MORE OPPORTUNITIES
Brazil's geological features, energy structures, and recent water crisis also provide new opportunities to solar power.
Brazil's southeast region, where most of the country's hydroelectric power plants are located, is suffering from a dry season. As the country depends largely on hydropower, which accounts for 70 percent of its total electricity generation capacity, a water crisis stimulates more demand from other recourses.
On the other hand, Brazil also enjoys sufficient sunshine, huge demand for electricity and a tradition of using clean energies, making it an attractive market for China's solar equipment manufacturers, which are producing over 60 percent solar panels in the world.
According to a report by GTM Research, a market analysis institute on green energy based in Boston, U.S., the Latin American region installed 625 MW of solar photovoltaics (PV) in 2014, a 370 percent increase in annual growth over 2013, led by Brazil, Chile and Mexico.
Yingli is not the only Chinese company targeting the green energy potential of the biggest economy in Latin American.
BYD, China's electric vehicle and solar panel manufacturer, has entered this market with its electric vehicles.
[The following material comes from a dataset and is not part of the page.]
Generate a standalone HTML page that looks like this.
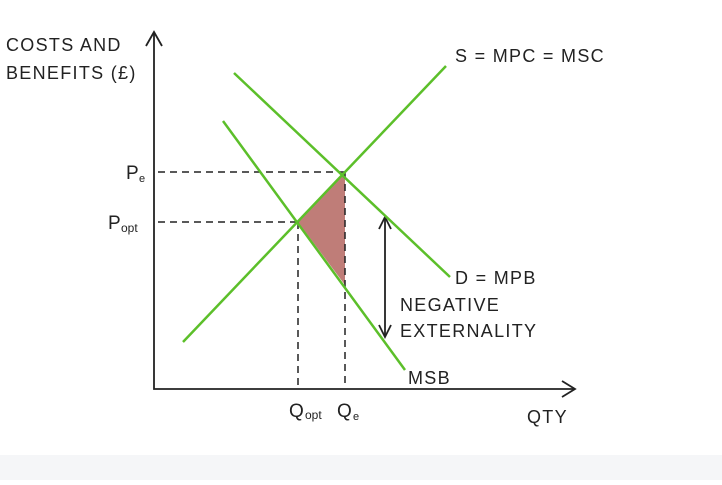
<!DOCTYPE html>
<html><head><style>body{margin:0;width:722px;height:480px;background:#fff;overflow:hidden}</style></head><body>
<svg width="722" height="480" xmlns="http://www.w3.org/2000/svg" font-family="Liberation Sans, sans-serif" fill="#222">
<rect x="0" y="455" width="722" height="25" fill="#f5f6f8"/>
<polygon points="298,222 345,172 345,285" fill="#b86f69" opacity="0.9"/>
<g stroke="#222" stroke-width="1.5" stroke-dasharray="7,5" fill="none">
<line x1="158" y1="172" x2="345" y2="172"/><line x1="158" y1="222" x2="298" y2="222"/>
<line x1="298" y1="222" x2="298" y2="388"/><line x1="345" y1="172" x2="345" y2="388"/>
</g>
<g stroke="#222" stroke-width="1.8" fill="none">
<polyline points="154,32 154,389 575,389"/>
<polyline points="146,46 154,32 162,46"/>
<polyline points="562,381 575,389 562,397"/>
<line x1="385" y1="217" x2="385" y2="337"/>
<polyline points="379,229 385,217 391,229"/><polyline points="379,325 385,337 391,325"/>
</g>
<g stroke="#5cbf2a" stroke-width="2.5">
<line x1="183" y1="342" x2="446" y2="66"/>
<line x1="234" y1="73" x2="450" y2="277"/>
<line x1="223" y1="121" x2="405" y2="370"/>
</g>
<g font-size="18" letter-spacing="1.3">
<text x="6" y="51">COSTS AND</text><text x="6" y="79">BENEFITS (£)</text>
<text x="455" y="62">S = MPC = MSC</text>
<text x="455" y="284">D = MPB</text>
<text x="400" y="311">NEGATIVE</text><text x="400" y="337">EXTERNALITY</text>
<text x="408" y="384">MSB</text>
<text x="527" y="423">QTY</text>
</g>
<g font-size="19">
<text x="126" y="179">P</text><text x="139" y="182" font-size="11">e</text>
<text x="108" y="229">P</text><text x="121" y="232" font-size="12">opt</text>
<text x="289" y="417">Q</text><text x="305" y="419" font-size="12">opt</text>
<text x="337" y="417">Q</text><text x="353" y="420" font-size="11">e</text>
</g>
</svg>
</body></html>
It will open its first factory in Brazil this year, to produce batteries, solar panels and assemble electric buses with imported parts.
Several Brazilian cities have been testing BYD's electric buses. So when its first factory is operational in the second half of 2015, it will already have customers.
"The negotiations with Rio are advanced for a relatively large fleet, to attend to a request of the city government, which wants to reduce carbon emissions, make improvements for the Olympic Games," said Adalberto Maluf Filho, BYD's director of Marketing and Governmental Affairs for Brazil. "We expect to be able to provide a large fleet by early 2016, in time for the Olympic Games."